A RUBBER BAND OR TWINE
This is to secure your fabric taught over your darning egg. You don't want to place this too securely, and you CAN do without it. I find that with small holes, it is nice to have the egg stable, not sliding around behind the work. A rubber band helps secure your work to your egg. If your hole is very large, you may not want to use a rubber band, as it may push your egg through the cloth.
SOMETHING WITH A HOLE IN IT
A sock is a good starting project. It's very forgiving. If you are not well pleased with your results, no one will see your first attempt. If you must throw it out and start over, it's no real loss. Additionally, these usually present the beginner with small holes to gain experience before someone accidentally manages to rip your upholstery. Consider using a sock that has a contrasting color to your darning egg. It will make it easier to see your thread.
To begin your project, choose a well lit area where you are comfortable. I find that when I'm learning a new skill, it is helpful to select a less hectic time of day when I have fewer interruptions. (That almost made me laugh when I typed it.) If you are a mom, this is a relative thing. Just assemble your materials near your favorite chair and steal a moment when you are able.
STEP 1 -- WARP YOUR LOOM
Do what to who? I know we aren't learning how to weave on a loom here, but the principle is the same. Just as you would place your warp thread on a loom using a figure eight pattern, you will do this with your darning.
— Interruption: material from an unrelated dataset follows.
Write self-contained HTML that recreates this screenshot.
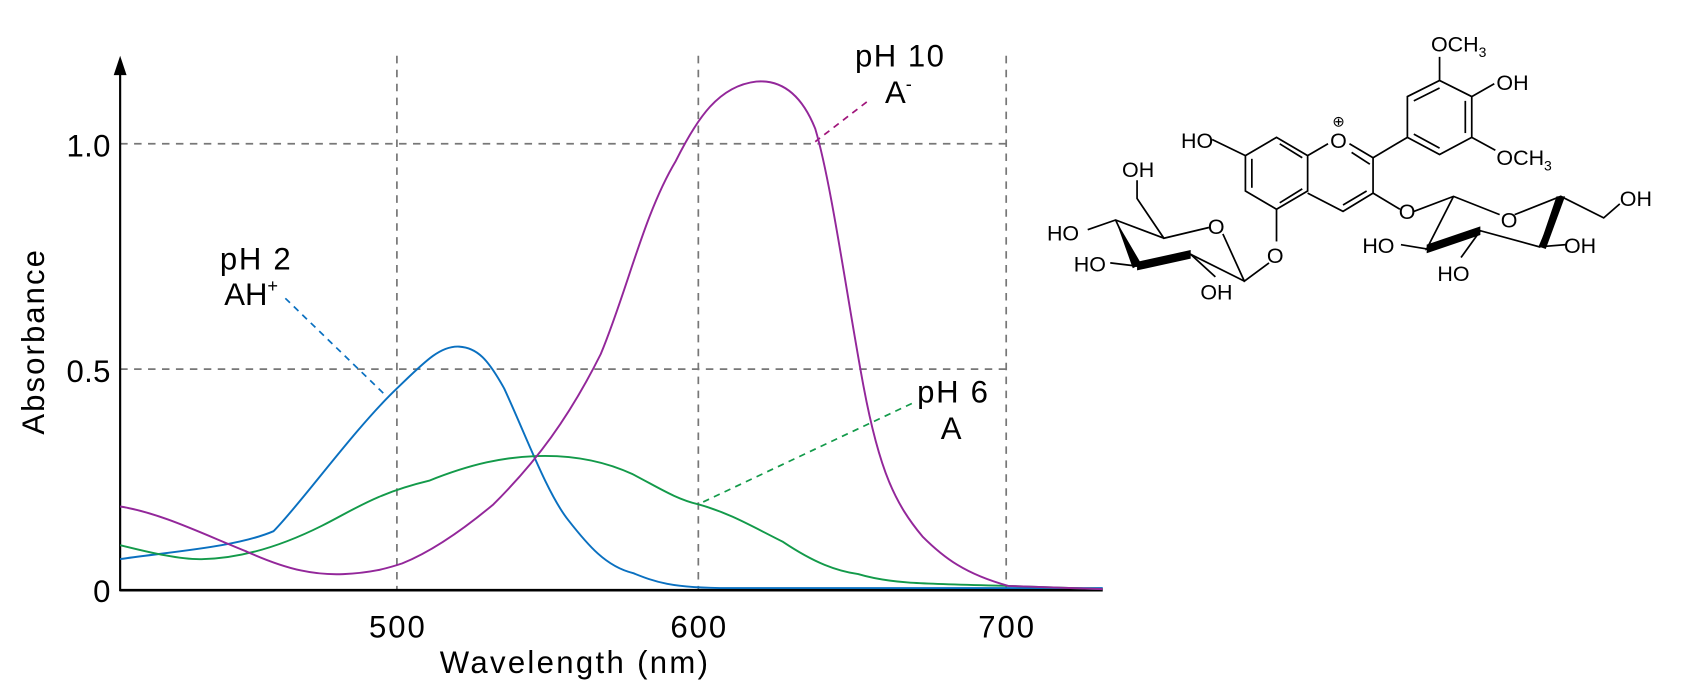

The fabric is your loom and your thread, at this stage, is your warp yarn.
Use your needle to go under the edge of the fabric and come back out the right side. Then go back down into the hole of the garment with your needle, under the opposite edge and repeat. This creates a figure 8 looping as you see in the illustration. Be careful to work far enough beyond the edge of the hole so that you are anchoring your warp into secure stitches.
Take care not to pull the thread too taught as you will want to keep the same tension as the garment and surrounding fabric. This will keep it from puckering when you begin to weave in your weft thread.
STEP 2 -- WEAVE IN YOUR WEFT
I know, again you're thinking I've left the topic. No, the weft yarn is your same thread now working in a horizontal over and under pattern. Use the point of your needle to weave over and under the warp threads. You can also use your needle to push the weft thread snug against the warp as it is threaded back and forth. At the end of each row with your weft, use your needle to place an anchoring stitch into the garment.
Continue alternating your weft over and under the warp threads in alternating patterns until the hole is mended.